Review the material line by line. Identify and copy every line that contains the string "matplotlib".

• ENTRIES SUPPLIED:
========================================

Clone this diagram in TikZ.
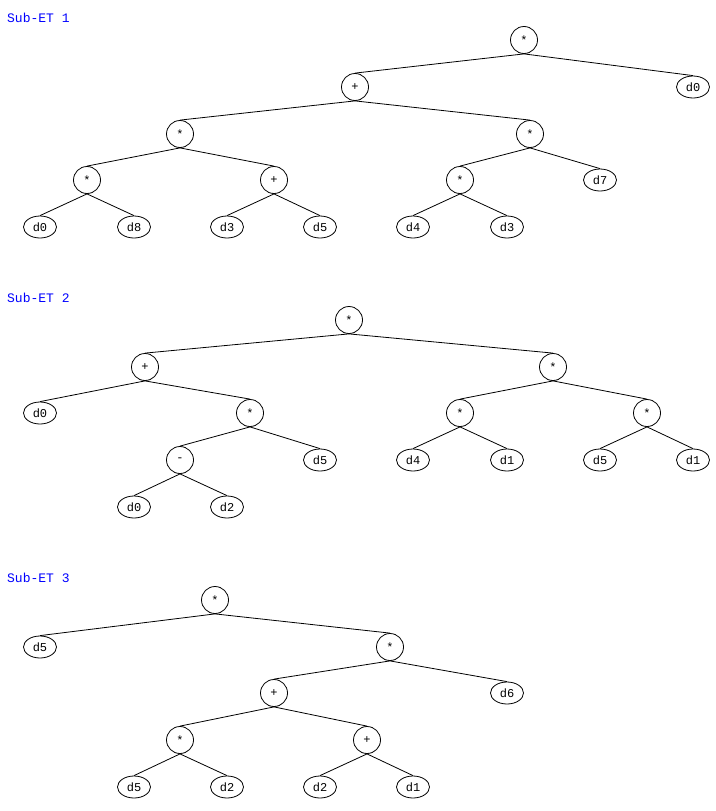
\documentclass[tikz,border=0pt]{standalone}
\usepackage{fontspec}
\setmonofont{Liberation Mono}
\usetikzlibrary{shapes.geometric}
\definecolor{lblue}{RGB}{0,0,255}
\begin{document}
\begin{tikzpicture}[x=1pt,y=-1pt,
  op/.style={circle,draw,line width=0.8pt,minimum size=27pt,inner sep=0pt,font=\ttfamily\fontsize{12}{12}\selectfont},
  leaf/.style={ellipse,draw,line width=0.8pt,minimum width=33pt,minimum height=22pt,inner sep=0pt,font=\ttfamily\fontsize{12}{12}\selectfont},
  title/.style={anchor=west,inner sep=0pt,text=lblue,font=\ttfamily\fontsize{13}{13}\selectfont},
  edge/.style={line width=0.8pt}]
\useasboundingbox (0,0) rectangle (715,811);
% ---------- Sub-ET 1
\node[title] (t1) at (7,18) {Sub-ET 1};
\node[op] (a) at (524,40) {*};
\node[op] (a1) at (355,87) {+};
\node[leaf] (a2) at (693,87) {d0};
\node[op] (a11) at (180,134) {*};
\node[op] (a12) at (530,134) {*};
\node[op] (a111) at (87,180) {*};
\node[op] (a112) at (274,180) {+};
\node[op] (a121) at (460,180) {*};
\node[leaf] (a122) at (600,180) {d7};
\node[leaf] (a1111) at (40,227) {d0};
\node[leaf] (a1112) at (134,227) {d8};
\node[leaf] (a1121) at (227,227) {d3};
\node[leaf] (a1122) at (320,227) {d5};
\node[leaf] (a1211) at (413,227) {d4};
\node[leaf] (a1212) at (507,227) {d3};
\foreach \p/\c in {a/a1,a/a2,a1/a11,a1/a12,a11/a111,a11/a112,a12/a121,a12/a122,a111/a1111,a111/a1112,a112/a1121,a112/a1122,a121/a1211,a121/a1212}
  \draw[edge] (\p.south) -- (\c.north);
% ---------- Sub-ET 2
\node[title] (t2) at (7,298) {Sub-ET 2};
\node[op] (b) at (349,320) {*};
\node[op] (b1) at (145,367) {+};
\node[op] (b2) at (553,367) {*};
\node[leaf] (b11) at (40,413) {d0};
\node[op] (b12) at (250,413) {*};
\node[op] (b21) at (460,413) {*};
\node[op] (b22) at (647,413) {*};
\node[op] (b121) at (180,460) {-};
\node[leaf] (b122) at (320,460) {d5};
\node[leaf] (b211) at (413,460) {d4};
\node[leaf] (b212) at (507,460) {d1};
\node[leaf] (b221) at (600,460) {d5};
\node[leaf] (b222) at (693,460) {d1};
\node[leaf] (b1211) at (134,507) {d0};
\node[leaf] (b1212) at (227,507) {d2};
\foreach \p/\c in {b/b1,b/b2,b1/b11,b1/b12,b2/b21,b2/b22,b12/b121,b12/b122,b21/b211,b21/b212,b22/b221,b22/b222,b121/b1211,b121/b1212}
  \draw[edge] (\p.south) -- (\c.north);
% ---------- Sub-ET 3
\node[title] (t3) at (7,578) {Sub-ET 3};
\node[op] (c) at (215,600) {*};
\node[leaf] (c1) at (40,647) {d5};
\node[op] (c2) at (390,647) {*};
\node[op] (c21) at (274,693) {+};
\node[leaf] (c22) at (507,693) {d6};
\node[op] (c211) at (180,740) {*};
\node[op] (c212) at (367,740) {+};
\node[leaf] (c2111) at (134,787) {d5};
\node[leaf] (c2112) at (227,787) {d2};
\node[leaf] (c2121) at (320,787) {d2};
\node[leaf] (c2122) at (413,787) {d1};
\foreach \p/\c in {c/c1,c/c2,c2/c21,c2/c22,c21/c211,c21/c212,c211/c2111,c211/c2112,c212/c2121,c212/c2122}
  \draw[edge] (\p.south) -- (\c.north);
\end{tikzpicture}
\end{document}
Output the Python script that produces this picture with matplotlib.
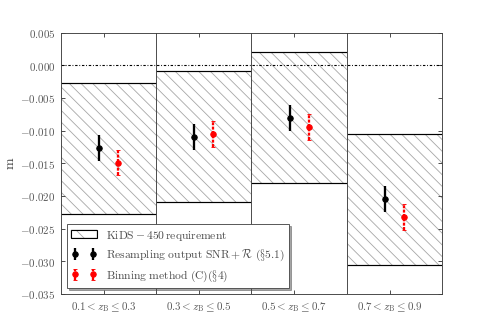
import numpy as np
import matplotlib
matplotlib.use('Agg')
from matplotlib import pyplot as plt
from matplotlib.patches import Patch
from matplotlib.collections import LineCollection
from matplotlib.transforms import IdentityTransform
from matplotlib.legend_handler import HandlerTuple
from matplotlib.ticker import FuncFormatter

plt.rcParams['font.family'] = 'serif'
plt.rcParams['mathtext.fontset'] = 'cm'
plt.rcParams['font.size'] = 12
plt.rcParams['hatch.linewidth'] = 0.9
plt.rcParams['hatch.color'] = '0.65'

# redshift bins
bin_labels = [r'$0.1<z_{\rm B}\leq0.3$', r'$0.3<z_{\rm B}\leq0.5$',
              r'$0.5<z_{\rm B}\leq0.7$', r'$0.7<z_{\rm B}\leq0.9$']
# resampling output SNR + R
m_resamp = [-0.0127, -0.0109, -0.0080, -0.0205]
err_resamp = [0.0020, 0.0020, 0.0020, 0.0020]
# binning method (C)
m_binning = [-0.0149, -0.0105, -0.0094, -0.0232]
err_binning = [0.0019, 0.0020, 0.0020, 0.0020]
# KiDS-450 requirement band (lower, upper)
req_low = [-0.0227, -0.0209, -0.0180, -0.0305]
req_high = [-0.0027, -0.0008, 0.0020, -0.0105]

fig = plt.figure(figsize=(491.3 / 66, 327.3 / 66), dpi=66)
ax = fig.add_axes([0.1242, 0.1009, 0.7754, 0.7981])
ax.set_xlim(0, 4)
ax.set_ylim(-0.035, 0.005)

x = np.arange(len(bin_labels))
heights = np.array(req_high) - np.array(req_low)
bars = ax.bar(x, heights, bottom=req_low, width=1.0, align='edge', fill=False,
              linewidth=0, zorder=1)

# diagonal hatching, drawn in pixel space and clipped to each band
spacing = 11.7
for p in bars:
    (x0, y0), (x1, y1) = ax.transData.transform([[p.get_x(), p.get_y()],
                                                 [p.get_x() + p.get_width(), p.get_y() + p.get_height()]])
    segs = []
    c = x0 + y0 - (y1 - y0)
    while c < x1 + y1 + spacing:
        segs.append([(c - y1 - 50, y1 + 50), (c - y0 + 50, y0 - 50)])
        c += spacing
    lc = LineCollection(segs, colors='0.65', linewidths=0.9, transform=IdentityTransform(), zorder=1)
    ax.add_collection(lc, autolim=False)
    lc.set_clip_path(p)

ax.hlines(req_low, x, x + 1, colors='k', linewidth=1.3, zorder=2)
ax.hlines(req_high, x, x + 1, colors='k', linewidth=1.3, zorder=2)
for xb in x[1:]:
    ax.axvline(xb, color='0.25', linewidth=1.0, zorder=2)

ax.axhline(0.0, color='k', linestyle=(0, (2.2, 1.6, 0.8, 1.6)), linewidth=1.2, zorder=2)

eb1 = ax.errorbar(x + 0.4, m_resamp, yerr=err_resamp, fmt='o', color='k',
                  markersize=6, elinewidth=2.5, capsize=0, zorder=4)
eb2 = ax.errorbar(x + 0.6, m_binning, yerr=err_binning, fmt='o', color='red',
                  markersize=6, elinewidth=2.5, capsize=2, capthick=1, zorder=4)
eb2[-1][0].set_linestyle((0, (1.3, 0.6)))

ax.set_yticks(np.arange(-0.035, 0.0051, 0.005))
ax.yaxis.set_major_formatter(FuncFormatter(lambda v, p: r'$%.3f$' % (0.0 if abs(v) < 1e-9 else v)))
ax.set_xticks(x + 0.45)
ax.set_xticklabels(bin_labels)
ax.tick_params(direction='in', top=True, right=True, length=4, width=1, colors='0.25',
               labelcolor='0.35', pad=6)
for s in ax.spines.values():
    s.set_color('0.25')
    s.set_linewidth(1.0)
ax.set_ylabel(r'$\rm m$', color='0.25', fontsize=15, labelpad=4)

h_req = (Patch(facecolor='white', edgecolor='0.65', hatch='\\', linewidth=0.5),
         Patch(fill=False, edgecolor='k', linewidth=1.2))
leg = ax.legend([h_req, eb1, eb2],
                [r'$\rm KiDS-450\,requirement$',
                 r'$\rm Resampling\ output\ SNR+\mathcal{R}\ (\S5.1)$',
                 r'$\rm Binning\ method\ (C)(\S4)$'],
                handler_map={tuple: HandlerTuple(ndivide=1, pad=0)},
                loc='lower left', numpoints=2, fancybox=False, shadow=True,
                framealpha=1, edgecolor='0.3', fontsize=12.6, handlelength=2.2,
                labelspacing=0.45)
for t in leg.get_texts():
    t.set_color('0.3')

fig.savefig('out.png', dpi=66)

========================================

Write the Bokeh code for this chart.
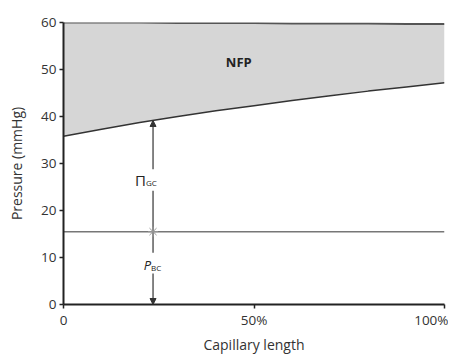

========================================

• RESPONSE TO THIS TASK:
Output the Python script that produces this picture with matplotlib.
import matplotlib
matplotlib.use('Agg')
from matplotlib import pyplot as plt
from matplotlib.patches import Patch
from matplotlib.collections import LineCollection
from matplotlib.transforms import IdentityTransform
from matplotlib.legend_handler import HandlerTuple
from matplotlib.ticker import FuncFormatter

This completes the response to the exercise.